En premier lieu, dans ces sacrifices, le dieu et la victime sacrifiée sont particulièrement homogènes, parce que l’objet du sacrifice et la victime peuvent être identiques ou aisément identifiés. L’esprit du blé est presque indistinct du blé qui l’incarne. Au dieu de l’orge, on offre des victimes faites de l’orge dans lequel il réside. On peut dès lors prévoir que, par suite de cette homogénéité et de la fusion qui en résulte, la victime pourra communiquer à l’esprit son individualité. Tant qu’elle est simplement la première gerbe de la moisson ou les premiers fruits de la récolte, l’esprit reste, comme elle, une chose essentiellement agraire[2]. Il ne sort donc du champ que pour y rentrer aussitôt ; il ne se concrétise qu’au moment précis où il se concentre dans la victime.

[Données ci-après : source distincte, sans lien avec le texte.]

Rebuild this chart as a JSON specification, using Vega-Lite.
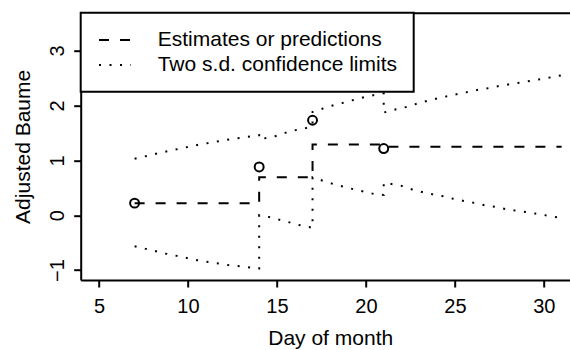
{
  "$schema": "https://vega.github.io/schema/vega-lite/v6.json",
  "width": 489.3,
  "height": 267.3,
  "autosize": {"type": "none"},
  "padding": {"left": 80.7, "top": 12.7, "right": 0, "bottom": 70},
  "config": {
    "view": {"stroke": null},
    "font": "Liberation Sans",
    "axis": {"grid": false, "domainColor": "black", "tickColor": "black", "labelColor": "black", "titleColor": "black", "domainWidth": 2, "tickWidth": 2, "labelFont": "Liberation Sans", "titleFont": "Liberation Sans", "titleFontWeight": "normal"},
    "legend": {"strokeWidth": 2}
  },
  "datasets": {
    "lines": [
      {"series": "Estimates or predictions", "line": "est", "ord": 1, "day": 7, "baume": 0.22},
      {"series": "Estimates or predictions", "line": "est", "ord": 2, "day": 14, "baume": 0.22},
      {"series": "Estimates or predictions", "line": "est", "ord": 3, "day": 14, "baume": 0.69},
      {"series": "Estimates or predictions", "line": "est", "ord": 4, "day": 17, "baume": 0.69},
      {"series": "Estimates or predictions", "line": "est", "ord": 5, "day": 17, "baume": 1.29},
      {"series": "Estimates or predictions", "line": "est", "ord": 6, "day": 21, "baume": 1.29},
      {"series": "Estimates or predictions", "line": "est", "ord": 7, "day": 21, "baume": 1.245},
      {"series": "Estimates or predictions", "line": "est", "ord": 8, "day": 31, "baume": 1.245},
      {"series": "Two s.d. confidence limits", "line": "up", "ord": 1, "day": 7, "baume": 1.03},
      {"series": "Two s.d. confidence limits", "line": "up", "ord": 2, "day": 8.77, "baume": 1.16},
      {"series": "Two s.d. confidence limits", "line": "up", "ord": 3, "day": 10.53, "baume": 1.28},
      {"series": "Two s.d. confidence limits", "line": "up", "ord": 4, "day": 12.31, "baume": 1.38},
      {"series": "Two s.d. confidence limits", "line": "up", "ord": 5, "day": 14, "baume": 1.46},
      {"series": "Two s.d. confidence limits", "line": "up", "ord": 6, "day": 14, "baume": 1.38},
      {"series": "Two s.d. confidence limits", "line": "up", "ord": 7, "day": 14.9, "baume": 1.44},
      {"series": "Two s.d. confidence limits", "line": "up", "ord": 8, "day": 15.46, "baume": 1.5},
      {"series": "Two s.d. confidence limits", "line": "up", "ord": 9, "day": 16.05, "baume": 1.55},
      {"series": "Two s.d. confidence limits", "line": "up", "ord": 10, "day": 16.64, "baume": 1.59},
      {"series": "Two s.d. confidence limits", "line": "up", "ord": 11, "day": 17, "baume": 1.62},
      {"series": "Two s.d. confidence limits", "line": "up", "ord": 12, "day": 17, "baume": 1.88},
      {"series": "Two s.d. confidence limits", "line": "up", "ord": 13, "day": 17.55, "baume": 1.94},
      {"series": "Two s.d. confidence limits", "line": "up", "ord": 14, "day": 18.14, "baume": 2.0},
      {"series": "Two s.d. confidence limits", "line": "up", "ord": 15, "day": 18.73, "baume": 2.05},
      {"series": "Two s.d. confidence limits", "line": "up", "ord": 16, "day": 19.3, "baume": 2.1},
      {"series": "Two s.d. confidence limits", "line": "up", "ord": 17, "day": 19.9, "baume": 2.15},
      {"series": "Two s.d. confidence limits", "line": "up", "ord": 18, "day": 20.48, "baume": 2.19},
      {"series": "Two s.d. confidence limits", "line": "up", "ord": 19, "day": 21, "baume": 2.22},
      {"series": "Two s.d. confidence limits", "line": "up", "ord": 20, "day": 21, "baume": 1.87},
      {"series": "Two s.d. confidence limits", "line": "up", "ord": 21, "day": 21.7, "baume": 1.93},
      {"series": "Two s.d. confidence limits", "line": "up", "ord": 22, "day": 22.26, "baume": 1.97},
      {"series": "Two s.d. confidence limits", "line": "up", "ord": 23, "day": 22.86, "baume": 2.03},
      {"series": "Two s.d. confidence limits", "line": "up", "ord": 24, "day": 23.42, "baume": 2.08},
      {"series": "Two s.d. confidence limits", "line": "up", "ord": 25, "day": 24.02, "baume": 2.13},
      {"series": "Two s.d. confidence limits", "line": "up", "ord": 26, "day": 24.6, "baume": 2.17},
      {"series": "Two s.d. confidence limits", "line": "up", "ord": 27, "day": 25.2, "baume": 2.21},
      {"series": "Two s.d. confidence limits", "line": "up", "ord": 28, "day": 25.8, "baume": 2.25},
      {"series": "Two s.d. confidence limits", "line": "up", "ord": 29, "day": 26.38, "baume": 2.29},
      {"series": "Two s.d. confidence limits", "line": "up", "ord": 30, "day": 26.98, "baume": 2.32},
      {"series": "Two s.d. confidence limits", "line": "up", "ord": 31, "day": 27.58, "baume": 2.36},
      {"series": "Two s.d. confidence limits", "line": "up", "ord": 32, "day": 28.16, "baume": 2.39},
      {"series": "Two s.d. confidence limits", "line": "up", "ord": 33, "day": 28.76, "baume": 2.42},
      {"series": "Two s.d. confidence limits", "line": "up", "ord": 34, "day": 30.54, "baume": 2.52},
      {"series": "Two s.d. confidence limits", "line": "up", "ord": 35, "day": 31, "baume": 2.55},
      {"series": "Two s.d. confidence limits", "line": "low", "ord": 1, "day": 7, "baume": -0.565},
      {"series": "Two s.d. confidence limits", "line": "low", "ord": 2, "day": 8.77, "baume": -0.7},
      {"series": "Two s.d. confidence limits", "line": "low", "ord": 3, "day": 10.53, "baume": -0.82},
      {"series": "Two s.d. confidence limits", "line": "low", "ord": 4, "day": 12.31, "baume": -0.91},
      {"series": "Two s.d. confidence limits", "line": "low", "ord": 5, "day": 14, "baume": -0.97},
      {"series": "Two s.d. confidence limits", "line": "low", "ord": 6, "day": 14, "baume": 0.0},
      {"series": "Two s.d. confidence limits", "line": "low", "ord": 7, "day": 14.52, "baume": -0.03},
      {"series": "Two s.d. confidence limits", "line": "low", "ord": 8, "day": 15.12, "baume": -0.08},
      {"series": "Two s.d. confidence limits", "line": "low", "ord": 9, "day": 15.7, "baume": -0.13},
      {"series": "Two s.d. confidence limits", "line": "low", "ord": 10, "day": 16.26, "baume": -0.18},
      {"series": "Two s.d. confidence limits", "line": "low", "ord": 11, "day": 16.86, "baume": -0.22},
      {"series": "Two s.d. confidence limits", "line": "low", "ord": 12, "day": 17, "baume": -0.23},
      {"series": "Two s.d. confidence limits", "line": "low", "ord": 13, "day": 17, "baume": 0.69},
      {"series": "Two s.d. confidence limits", "line": "low", "ord": 14, "day": 17.61, "baume": 0.625},
      {"series": "Two s.d. confidence limits", "line": "low", "ord": 15, "day": 18.2, "baume": 0.565},
      {"series": "Two s.d. confidence limits", "line": "low", "ord": 16, "day": 18.79, "baume": 0.516},
      {"series": "Two s.d. confidence limits", "line": "low", "ord": 17, "day": 19.37, "baume": 0.468},
      {"series": "Two s.d. confidence limits", "line": "low", "ord": 18, "day": 19.95, "baume": 0.425},
      {"series": "Two s.d. confidence limits", "line": "low", "ord": 19, "day": 20.55, "baume": 0.38},
      {"series": "Two s.d. confidence limits", "line": "low", "ord": 20, "day": 21, "baume": 0.37},
      {"series": "Two s.d. confidence limits", "line": "low", "ord": 21, "day": 21, "baume": 0.595},
      {"series": "Two s.d. confidence limits", "line": "low", "ord": 22, "day": 22.0, "baume": 0.535},
      {"series": "Two s.d. confidence limits", "line": "low", "ord": 23, "day": 22.6, "baume": 0.47},
      {"series": "Two s.d. confidence limits", "line": "low", "ord": 24, "day": 23.2, "baume": 0.42},
      {"series": "Two s.d. confidence limits", "line": "low", "ord": 25, "day": 23.76, "baume": 0.38},
      {"series": "Two s.d. confidence limits", "line": "low", "ord": 26, "day": 24.35, "baume": 0.346},
      {"series": "Two s.d. confidence limits", "line": "low", "ord": 27, "day": 24.9, "baume": 0.3},
      {"series": "Two s.d. confidence limits", "line": "low", "ord": 28, "day": 25.5, "baume": 0.26},
      {"series": "Two s.d. confidence limits", "line": "low", "ord": 29, "day": 26.1, "baume": 0.224},
      {"series": "Two s.d. confidence limits", "line": "low", "ord": 30, "day": 26.7, "baume": 0.18},
      {"series": "Two s.d. confidence limits", "line": "low", "ord": 31, "day": 27.3, "baume": 0.15},
      {"series": "Two s.d. confidence limits", "line": "low", "ord": 32, "day": 27.88, "baume": 0.11},
      {"series": "Two s.d. confidence limits", "line": "low", "ord": 33, "day": 28.48, "baume": 0.08},
      {"series": "Two s.d. confidence limits", "line": "low", "ord": 34, "day": 29.07, "baume": 0.055},
      {"series": "Two s.d. confidence limits", "line": "low", "ord": 35, "day": 30.8, "baume": -0.04},
      {"series": "Two s.d. confidence limits", "line": "low", "ord": 36, "day": 31, "baume": -0.05}
    ],
    "obs": [
      {"day": 7, "baume": 0.22},
      {"day": 14, "baume": 0.88},
      {"day": 17, "baume": 1.73},
      {"day": 21, "baume": 1.215}
    ]
  },
  "layer": [
    {
      "data": {"name": "lines"},
      "mark": {"type": "line", "color": "black", "strokeWidth": 2, "strokeCap": "butt"},
      "encoding": {
        "x": {
          "field": "day", "type": "quantitative",
          "scale": {"domain": [3.97, 31.47], "nice": false, "zero": false},
          "axis": {"orient": "bottom", "values": [5, 10, 15, 20, 25, 30], "format": "d", "title": "Day of month", "tickSize": 7, "labelFontSize": 20, "labelBaseline": "top", "labelPadding": 9, "labelFlush": false, "labelOverlap": false, "titleFontSize": 21, "titleX": 249.5, "titleY": 64.5, "titleAlign": "center", "titleBaseline": "alphabetic"}
        },
        "y": {
          "field": "baume", "type": "quantitative",
          "scale": {"domain": [-1.18, 3.689], "nice": false, "zero": false},
          "axis": {"values": [-1, 0, 1, 2, 3], "format": "d", "title": "Adjusted Baume", "tickSize": 7, "labelFontSize": 20, "labelAngle": 270, "labelAlign": "center", "labelBaseline": "alphabetic", "labelPadding": 10.5, "labelOverlap": false, "labelFlush": false, "titleFontSize": 21, "titleAngle": 270, "titleX": -50.7, "titleY": 133.65, "titleAlign": "center", "titleBaseline": "alphabetic"}
        },
        "detail": {"field": "line", "type": "nominal"},
        "order": {"field": "ord", "type": "quantitative"},
        "strokeDash": {
          "field": "series", "type": "nominal",
          "scale": {"domain": ["Estimates or predictions", "Two s.d. confidence limits"], "range": [[10, 11], [2, 8.5]]},
          "legend": {"orient": "none", "legendX": 0, "legendY": 0, "title": null, "symbolType": "M-1.6,0H1.6", "symbolSize": 400, "symbolStrokeWidth": 2, "symbolStrokeColor": "black", "labelFontSize": 21, "labelFont": "Liberation Sans", "labelColor": "black", "labelOffset": 31.7, "symbolOffset": 7, "rowPadding": 4, "padding": 16.3, "strokeColor": "black", "fillColor": "white", "labelLimit": 0}
        }
      }
    },
    {
      "data": {"name": "obs"},
      "mark": {"type": "point", "shape": "circle", "filled": false, "color": "black", "strokeWidth": 2, "size": 80, "opacity": 1},
      "encoding": {
        "x": {"field": "day", "type": "quantitative", "axis": {"orient": "top", "labels": false, "ticks": false, "title": null, "domain": true}},
        "y": {"field": "baume", "type": "quantitative"}
      }
    }
  ],
  "resolve": {"axis": {"x": "independent"}}
}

Dès qu’elle est immolée, il se diffuse de nouveau dans toute l’espèce agricole dont il fait la vie et redevient ainsi

  1. Nous réservons évidemment le cas des animaux totems.
  2. Voir dans Mannhardt, Korndämonen, Berl., 1888 ; W. F. K. et Mythol. Forsch. et dans Frazer, Gold. B., t. II, les innombrables faits cités : la victime, le génie du champ, la dernière gerbe portent le même nom. Nous suivons ici leur exposé.